**Written request:**
Extract the first line of the entries below and every line after it up to the one containing "ax.bar(x, values, width=0.31, color=colors, zorder=2)", both kept. Pictures are excluded.

**The data:**
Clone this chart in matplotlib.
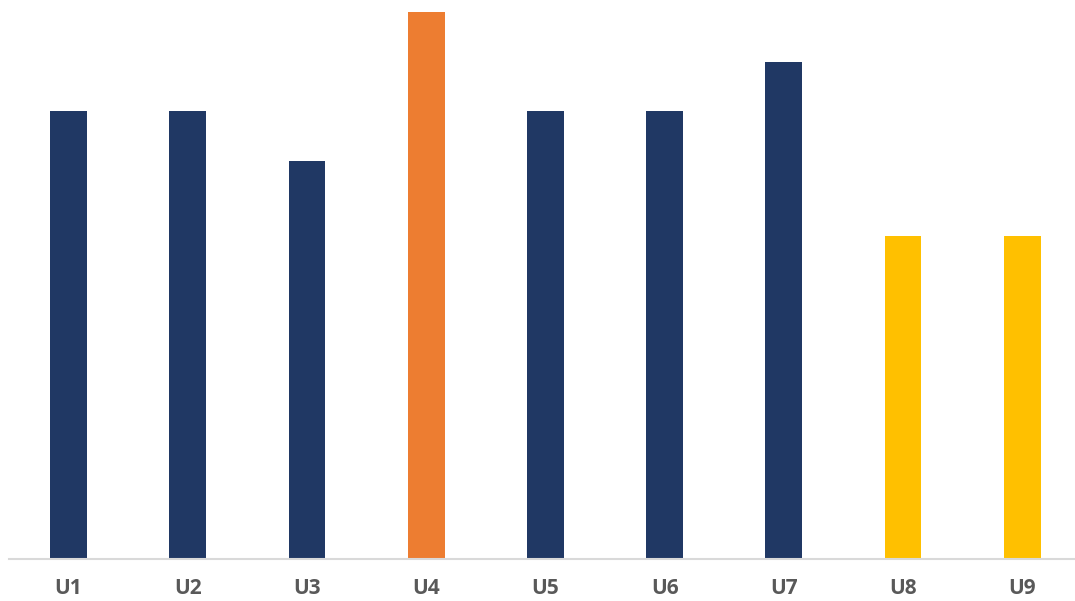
import matplotlib.pyplot as plt

categories = ["U1", "U2", "U3", "U4", "U5", "U6", "U7", "U8", "U9"]
values = [9, 9, 8, 11, 9, 9, 10, 6.5, 6.5]
colors = ["#203864", "#203864", "#203864", "#ED7D31", "#203864",
          "#203864", "#203864", "#FFC000", "#FFC000"]

W, H = 1075, 601
fig = plt.figure(figsize=(W / 100, H / 100), dpi=100)
# axes box in pixel terms: left 9, right 1075, top 12, baseline 558.5
ax = fig.add_axes([9 / W, (H - 558.5) / H, (W - 9) / W, (558.5 - 12) / H])

x = list(range(len(categories)))
ax.bar(x, values, width=0.31, color=colors, zorder=2)

ax.set_xlim(-0.5, 8.443)
ax.set_ylim(0, 11)
ax.set_xticks(x)
ax.set_xticklabels(categories, fontsize=15, fontweight="bold",
                   color="#595959", family=["Open Sans", "DejaVu Sans"])
ax.tick_params(axis="x", length=0, pad=14)
ax.set_yticks([])

for side in ["top", "left", "right"]:
    ax.spines[side].set_visible(False)
ax.spines["bottom"].set_color("#D9D9D9")
ax.spines["bottom"].set_linewidth(1.5)
ax.spines["bottom"].set_zorder(3)

fig.savefig("out.png", dpi=100)
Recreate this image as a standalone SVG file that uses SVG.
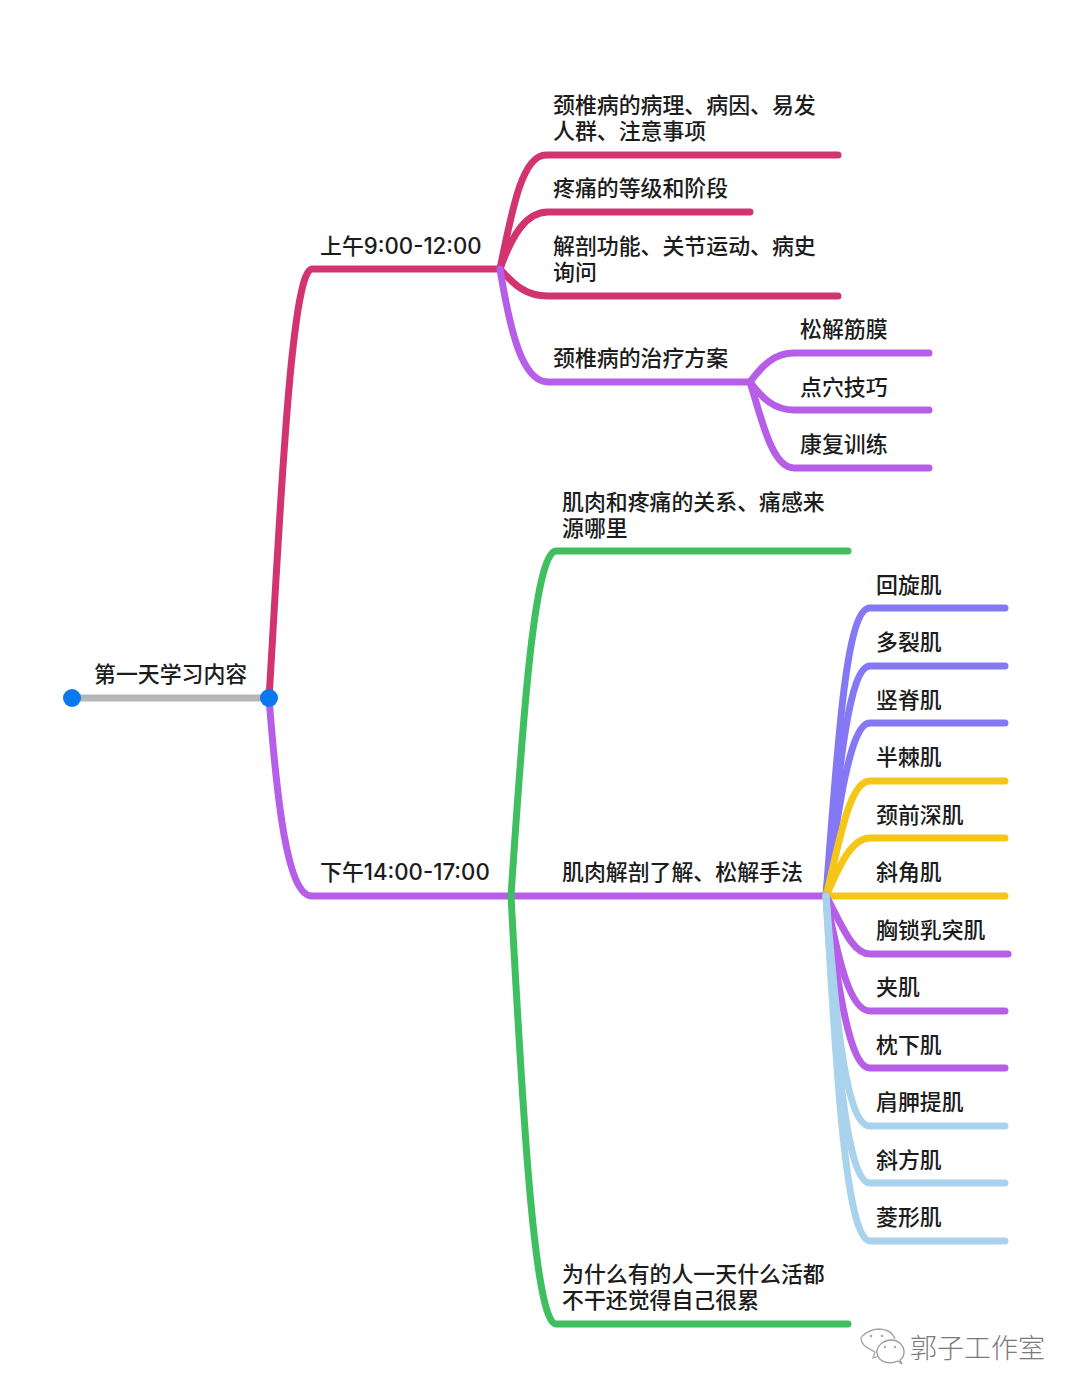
<svg xmlns="http://www.w3.org/2000/svg" width="1080" height="1396" viewBox="0 0 1080 1396">
<style>
text{font-family:"Noto Sans CJK SC","Noto Sans",sans-serif;font-size:21.9px;fill:#1c1c1c;font-weight:500}
.lat{font-family:"Inter","Noto Sans CJK SC",sans-serif;font-size:22.2px;font-weight:500}
.c{fill:none;stroke-width:7;stroke-linecap:round;stroke-linejoin:round}
.red{stroke:#d1346f}.vio{stroke:#b75ee8}.grn{stroke:#3fbf5f}.blu{stroke:#8478f5}.yel{stroke:#f5c518}.sky{stroke:#a9d3ec}
.gry{stroke:#b6b6b6}
</style>
<rect width="1080" height="1396" fill="#ffffff"/>
<g id="connectors">
<path class="c gry" d="M72 698H269"/>
<path class="c vio" d="M269 698C277 800 287 896 312 896H830"/>
<path class="c red" d="M269 698C279 540 290 269 312 269H500"/>
<path class="c red" d="M500 269C512 210 522 155 546 155H838"/>
<path class="c red" d="M500 269C512 235 526 212 548 212H750"/>
<path class="c red" d="M500 269C514 285 526 296 548 296H838"/>
<path class="c vio" d="M500 269C510 330 522 382 548 382H750"/>
<path class="c vio" d="M750 382C762 366 774 353 794 353H929"/>
<path class="c vio" d="M750 382C762 398 774 410 794 410H929"/>
<path class="c vio" d="M750 382C762 420 772 468 794 468H929"/>
<path class="c grn" d="M511 896C522 730 534 551 556 551H848"/>
<path class="c grn" d="M511 896C522 1100 534 1324 556 1324H848"/>
<path class="c blu" d="M826 896C838 740 846 608 870 608H1005"/>
<path class="c blu" d="M826 896C838 780 848 666 870 666H1005"/>
<path class="c blu" d="M826 896C838 810 850 723 870 723H1005"/>
<path class="c yel" d="M826 896C838 850 848 781 870 781H1005"/>
<path class="c yel" d="M826 896C838 870 850 838 870 838H1005"/>
<path class="c yel" d="M826 896H1005"/>
<path class="c vio" d="M826 896C842 925 852 954 870 954H1008"/>
<path class="c vio" d="M826 896C838 960 850 1011 870 1011H1005"/>
<path class="c vio" d="M826 896C838 990 850 1068 870 1068H1005"/>
<path class="c sky" d="M826 896C836 1020 846 1126 870 1126H1005"/>
<path class="c sky" d="M826 896C836 1050 846 1183 870 1183H1005"/>
<path class="c sky" d="M826 896C836 1070 846 1241 870 1241H1005"/>
<circle cx="72" cy="698" r="9" fill="#0a78ee"/>
<circle cx="269" cy="698" r="9" fill="#0a78ee"/>
</g>
<g id="root"><text x="94" y="682">第一天学习内容</text></g>
<g id="am"><text x="320" y="254">上午<tspan class="lat">9:00-12:00</tspan></text></g>
<g id="pm"><text x="320" y="880">下午<tspan class="lat">14:00-17:00</tspan></text></g>
<g id="am1"><text x="553" y="113">颈椎病的病理、病因、易发</text><text x="553" y="139">人群、注意事项</text></g>
<g id="am2"><text x="553" y="196">疼痛的等级和阶段</text></g>
<g id="am3"><text x="553" y="254">解剖功能、关节运动、病史</text><text x="553" y="280">询问</text></g>
<g id="am4"><text x="553" y="366">颈椎病的治疗方案</text></g>
<g id="am4a"><text x="800" y="337">松解筋膜</text></g>
<g id="am4b"><text x="800" y="395">点穴技巧</text></g>
<g id="am4c"><text x="800" y="452">康复训练</text></g>
<g id="pm1"><text x="562" y="510">肌肉和疼痛的关系、痛感来</text><text x="562" y="536">源哪里</text></g>
<g id="pm2"><text x="562" y="880">肌肉解剖了解、松解手法</text></g>
<g id="pm3"><text x="562" y="1282">为什么有的人一天什么活都</text><text x="562" y="1308">不干还觉得自己很累</text></g>
<g id="m1"><text x="876" y="593">回旋肌</text></g>
<g id="m2"><text x="876" y="650">多裂肌</text></g>
<g id="m3"><text x="876" y="708">竖脊肌</text></g>
<g id="m4"><text x="876" y="765">半棘肌</text></g>
<g id="m5"><text x="876" y="823">颈前深肌</text></g>
<g id="m6"><text x="876" y="880">斜角肌</text></g>
<g id="m7"><text x="876" y="938">胸锁乳突肌</text></g>
<g id="m8"><text x="876" y="995">夹肌</text></g>
<g id="m9"><text x="876" y="1053">枕下肌</text></g>
<g id="m10"><text x="876" y="1110">肩胛提肌</text></g>
<g id="m11"><text x="876" y="1168">斜方肌</text></g>
<g id="m12"><text x="876" y="1225">菱形肌</text></g>
<g id="watermark">
<path d="M879 1356L873 1358L875 1352C867 1347 861 1346 861 1337C861 1338 866 1330 878 1329C888 1329 893 1333 895 1339" fill="#fff" stroke="#a8a8a8" stroke-width="1.3"/>
<path d="M898 1361C889 1365 878 1362 877 1353C876 1346 884 1340 891 1340C899 1340 904 1346 904 1352C904 1355 903 1358 900 1360L902 1364Z" fill="#fff" stroke="#9a9a9a" stroke-width="1.3"/>
<circle cx="871" cy="1336" r="1.3" fill="#aaa"/><circle cx="882" cy="1336" r="1.3" fill="#aaa"/>
<circle cx="885" cy="1347" r="1.2" fill="#aaa"/><circle cx="895" cy="1347" r="1.2" fill="#aaa"/>
<text x="910" y="1358" style="font-size:27px;fill:#7a7a7a;font-weight:300">郭子工作室</text>
</g>
</svg>
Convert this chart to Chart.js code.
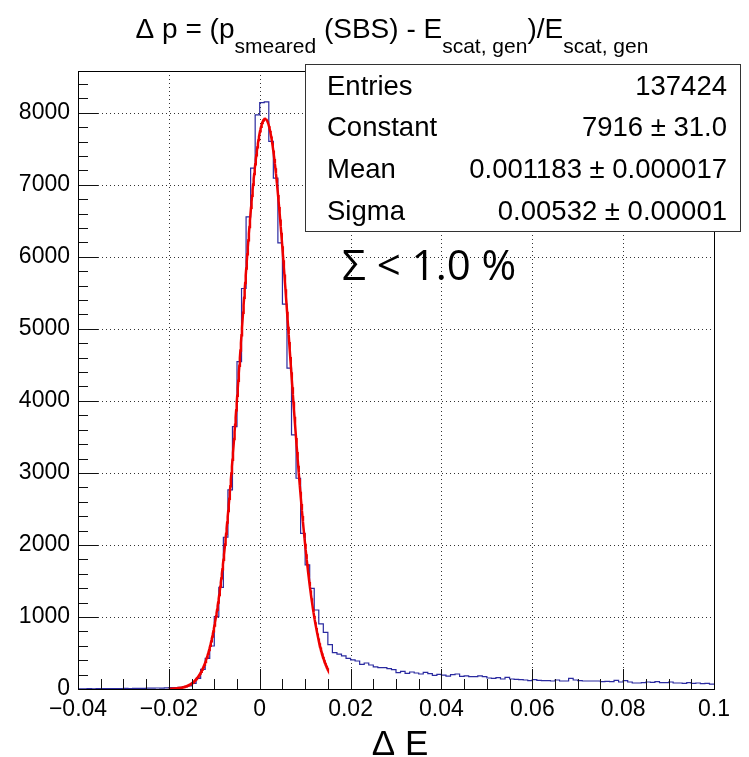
<!DOCTYPE html>
<html>
<head>
<meta charset="utf-8">
<script src="https://cdn.jsdelivr.net/npm/chart.js@4.4.1/dist/chart.umd.min.js"></script>
<style>
  html, body { margin: 0; padding: 0; background: #ffffff; }
  canvas { display: block; }
</style>
</head>
<body>
<canvas id="c" width="749" height="757"></canvas>
<script>
// Histogram binning: 140 bins of width 0.001 over [-0.04, 0.1]
const xRange = [-0.04, 0.1];
const binWidth = 0.001;

// Bin contents, lowest bin first
const counts = [
  3, 2, 4, 3, 5, 4, 6, 5, 7, 6,
  8, 7, 9, 10, 9, 11, 12, 14, 13, 16,
  18, 20, 24, 30, 42, 79, 148, 273, 426, 597,
  1004, 1412, 2107, 2764, 3643, 4546, 5560, 6555, 7232, 7972,
  8140, 8150, 7602, 7093, 6194, 5343, 4454, 3528, 2926, 2162,
  1722, 1398, 1097, 903, 785, 615, 505, 483, 460, 426,
  403, 389, 343, 361, 333, 306, 296, 296, 282, 268,
  227, 245, 218, 236, 222, 208, 231, 213, 190, 204,
  194, 180, 199, 208, 176, 181, 171, 171, 181, 171,
  153, 148, 157, 139, 162, 139, 134, 130, 125, 116,
  130, 120, 116, 116, 111, 125, 111, 111, 148, 125,
  116, 111, 111, 111, 111, 102, 106, 102, 120, 97,
  116, 97, 83, 83, 88, 97, 93, 102, 88, 88,
  97, 83, 83, 79, 88, 79, 83, 74, 79, 69
];

// Gaussian fit results (shown in the statistics box)
const entries = 137424;
const fitConstant = 7916, fitConstantErr = 31.0;
const fitMean = 0.001183, fitMeanErr = 0.000017;
const fitSigma = 0.00532, fitSigmaErr = 0.00001;
const fitRange = [-0.02, 0.015];

// Axis ticks
const xMajorTicks = [-0.04, -0.02, 0, 0.02, 0.04, 0.06, 0.08, 0.1];
const yMajorTicks = [0, 1000, 2000, 3000, 4000, 5000, 6000, 7000, 8000];
const yMax = 8580;

// Step outline: one point per bin low edge plus the closing upper edge
const histPoints = counts.map((c, i) => ({ x: xRange[0] + i * binWidth, y: c }));
histPoints.push({ x: xRange[1], y: counts[counts.length - 1] });

// Fitted gaussian sampled over the fit range
const fitPoints = [];
const nFit = 300;
for (let i = 0; i <= nFit; i++) {
  const x = fitRange[0] + (fitRange[1] - fitRange[0]) * i / nFit;
  const z = (x - fitMean) / fitSigma;
  fitPoints.push({ x, y: fitConstant * Math.exp(-0.5 * z * z) });
}

const fmtX = v => {
  if (Math.abs(v) < 1e-9) return '0';
  const s = String(parseFloat(v.toFixed(3)));
  return s.replace('-', '\u2212');
};

const SANS = '"Liberation Sans", Arial, Helvetica, sans-serif';

// Dotted grid, inner ticks and frame in the ROOT style
const frameAxes = {
  id: 'frameAxes',
  beforeDatasetsDraw(chart) {
    const { ctx, chartArea: a, scales: { x, y } } = chart;
    ctx.save();
    ctx.strokeStyle = '#333';
    ctx.lineWidth = 1;
    ctx.setLineDash([1, 3]);
    xMajorTicks.forEach(v => {
      const px = Math.round(x.getPixelForValue(v)) + 0.5;
      if (px <= a.left + 1 || px >= a.right - 1) return;
      ctx.beginPath(); ctx.moveTo(px, a.top); ctx.lineTo(px, a.bottom); ctx.stroke();
    });
    yMajorTicks.forEach(v => {
      const py = Math.round(y.getPixelForValue(v)) + 0.5;
      if (py >= a.bottom - 1) return;
      ctx.beginPath(); ctx.moveTo(a.left, py); ctx.lineTo(a.right, py); ctx.stroke();
    });
    ctx.restore();
  },
  afterDatasetsDraw(chart) {
    const { ctx, chartArea: a, scales: { x, y } } = chart;
    ctx.save();
    ctx.strokeStyle = '#111';
    ctx.lineWidth = 1;
    ctx.setLineDash([]);
    // x ticks: majors every 0.02, minors every 0.005
    for (let k = 0; k <= 28; k++) {
      const v = xRange[0] + k * 0.005;
      const px = Math.round(x.getPixelForValue(v)) + 0.5;
      const len = (k % 4 === 0) ? 20 : 10;
      ctx.beginPath(); ctx.moveTo(px, a.bottom); ctx.lineTo(px, a.bottom - len); ctx.stroke();
    }
    // y ticks: majors every 1000, minors every 200
    for (let k = 0; k * 200 <= yMax; k++) {
      const py = Math.round(y.getPixelForValue(k * 200)) + 0.5;
      const len = (k % 5 === 0) ? 20 : 10;
      ctx.beginPath(); ctx.moveTo(a.left, py); ctx.lineTo(a.left + len, py); ctx.stroke();
    }
    ctx.strokeStyle = '#000';
    ctx.strokeRect(Math.round(a.left) + 0.5, Math.round(a.top) + 0.5,
                   Math.round(a.right - a.left), Math.round(a.bottom - a.top));
    ctx.restore();
  }
};

// Title with subscripts, statistics box, annotation, x-axis title
const decorations = {
  id: 'decorations',
  afterDraw(chart) {
    const { ctx } = chart;
    ctx.save();
    ctx.fillStyle = '#000';
    ctx.textBaseline = 'alphabetic';

    // Title
    const mainFont = `28px ${SANS}`, subFont = `21px ${SANS}`;
    const parts = [
      ['\u0394 p = (p', mainFont, 0],
      ['smeared', subFont, 15],
      [' (SBS) - E', mainFont, 0],
      ['scat, gen', subFont, 15],
      [')/E', mainFont, 0],
      ['scat, gen', subFont, 15]
    ];
    let total = 0;
    parts.forEach(p => { ctx.font = p[1]; total += ctx.measureText(p[0]).width; });
    let tx = 392 - total / 2;
    const tBase = 38;
    parts.forEach(p => {
      ctx.font = p[1];
      ctx.textAlign = 'left';
      ctx.fillText(p[0], tx, tBase + p[2]);
      tx += ctx.measureText(p[0]).width;
    });

    // Statistics box
    const bx = 305, by = 64, bw = 435, bh = 167;
    ctx.fillStyle = '#fff';
    ctx.fillRect(bx, by, bw, bh);
    ctx.strokeStyle = '#333';
    ctx.lineWidth = 1;
    ctx.strokeRect(bx + 0.5, by + 0.5, bw, bh);
    ctx.fillStyle = '#000';
    ctx.font = `27.5px ${SANS}`;
    const rows = [
      ['Entries', String(entries)],
      ['Constant', `${fitConstant} \u00B1 ${fitConstantErr.toFixed(1)}`],
      ['Mean', `${fitMean.toFixed(6)} \u00B1 ${fitMeanErr.toFixed(6)}`],
      ['Sigma', `${fitSigma.toFixed(5)} \u00B1 ${fitSigmaErr.toFixed(5)}`]
    ];
    rows.forEach((r, i) => {
      const yb = 94.5 + i * 41.7;
      ctx.textAlign = 'left';
      ctx.fillText(r[0], 327, yb);
      ctx.textAlign = 'right';
      ctx.fillText(r[1], 727, yb);
    });

    // Resolution annotation
    ctx.textAlign = 'left';
    ctx.font = '42px "Open Sans", "DejaVu Sans", sans-serif';
    ctx.fillText('\u03A3 < 1.0 %', 342, 280);

    // x-axis title
    ctx.textAlign = 'center';
    ctx.font = `35px ${SANS}`;
    ctx.fillText('\u0394 E', 400, 755);
    ctx.restore();
  }
};

new Chart(document.getElementById('c'), {
  type: 'line',
  data: {
    datasets: [
      {
        label: 'histogram',
        data: histPoints,
        stepped: true,
        borderColor: '#2a2aa0',
        borderWidth: 1.2,
        pointRadius: 0,
        fill: false,
        order: 2
      },
      {
        label: 'gaus fit',
        data: fitPoints,
        borderColor: '#ee0000',
        borderWidth: 2.5,
        pointRadius: 0,
        tension: 0,
        fill: false,
        order: 1
      }
    ]
  },
  options: {
    responsive: false,
    animation: false,
    events: [],
    layout: { padding: { top: 71, right: 35, left: 0, bottom: 0 } },
    plugins: { legend: { display: false }, title: { display: false }, tooltip: { enabled: false } },
    scales: {
      x: {
        type: 'linear',
        min: xRange[0],
        max: xRange[1],
        grid: { display: false, drawTicks: false },
        border: { display: false },
        afterBuildTicks: s => { s.ticks = xMajorTicks.map(v => ({ value: v })); },
        afterFit: s => { s.height = 68; },
        ticks: {
          autoSkip: false,
          maxRotation: 0,
          padding: 7,
          color: '#000',
          font: { family: SANS, size: 23 },
          callback: v => fmtX(v)
        }
      },
      y: {
        type: 'linear',
        min: 0,
        max: yMax,
        grid: { display: false, drawTicks: false },
        border: { display: false },
        afterBuildTicks: s => { s.ticks = yMajorTicks.map(v => ({ value: v })); },
        afterFit: s => { s.width = 78; },
        ticks: {
          autoSkip: false,
          padding: 8,
          color: '#000',
          font: { family: SANS, size: 23 },
          callback: v => String(v)
        }
      }
    }
  },
  plugins: [frameAxes, decorations]
});
</script>
</body>
</html>
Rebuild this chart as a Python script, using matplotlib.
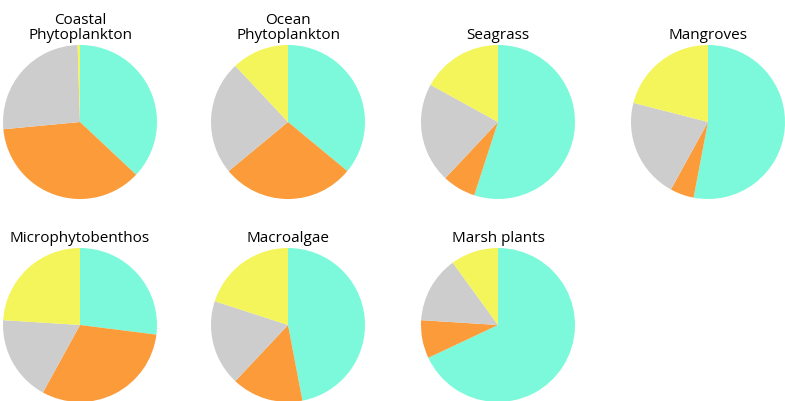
import matplotlib.pyplot as plt

titles = ["Coastal\nPhytoplankton", "Ocean\nPhytoplankton", "Seagrass", "Mangroves",
          "Microphytobenthos", "Macroalgae", "Marsh plants"]
cyan_share = [37, 36, 55, 53, 27, 47, 68]
orange_share = [36.5, 28, 7, 5, 31, 15, 8]
grey_share = [26, 24, 21, 21, 18, 18, 14]
yellow_share = [0.5, 12, 17, 21, 24, 20, 10]
colors = ["#7bf9da", "#fb9b3a", "#cdcdcd", "#f4f55b"]

centers_x = [80, 288, 498, 708, 80, 288, 498]
centers_y = [123, 123, 123, 123, 326, 326, 326]
R = 77

plt.rcParams['font.family'] = ['Open Sans', 'DejaVu Sans']
fig = plt.figure(figsize=(7.85, 4.02), dpi=100)
W, H = 785, 402
for i, t in enumerate(titles):
    cx, cy = centers_x[i], centers_y[i]
    ax = fig.add_axes([(cx - R) / W, (H - cy - R) / H, 2 * R / W, 2 * R / H])
    vals = [cyan_share[i], orange_share[i], grey_share[i], yellow_share[i]]
    ax.pie(vals, colors=colors, startangle=90, counterclock=False, radius=1.0)
    ax.set_xlim(-1, 1)
    ax.set_ylim(-1, 1)
    ax.set_aspect('equal')
    ax.set_title(t, fontsize=11, pad=5, linespacing=1.0)

fig.savefig("out.png", dpi=100)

**Answer for the task:**
Clone this chart in matplotlib.
import matplotlib.pyplot as plt

categories = ["U1", "U2", "U3", "U4", "U5", "U6", "U7", "U8", "U9"]
values = [9, 9, 8, 11, 9, 9, 10, 6.5, 6.5]
colors = ["#203864", "#203864", "#203864", "#ED7D31", "#203864",
          "#203864", "#203864", "#FFC000", "#FFC000"]

W, H = 1075, 601
fig = plt.figure(figsize=(W / 100, H / 100), dpi=100)
# axes box in pixel terms: left 9, right 1075, top 12, baseline 558.5
ax = fig.add_axes([9 / W, (H - 558.5) / H, (W - 9) / W, (558.5 - 12) / H])

x = list(range(len(categories)))
ax.bar(x, values, width=0.31, color=colors, zorder=2)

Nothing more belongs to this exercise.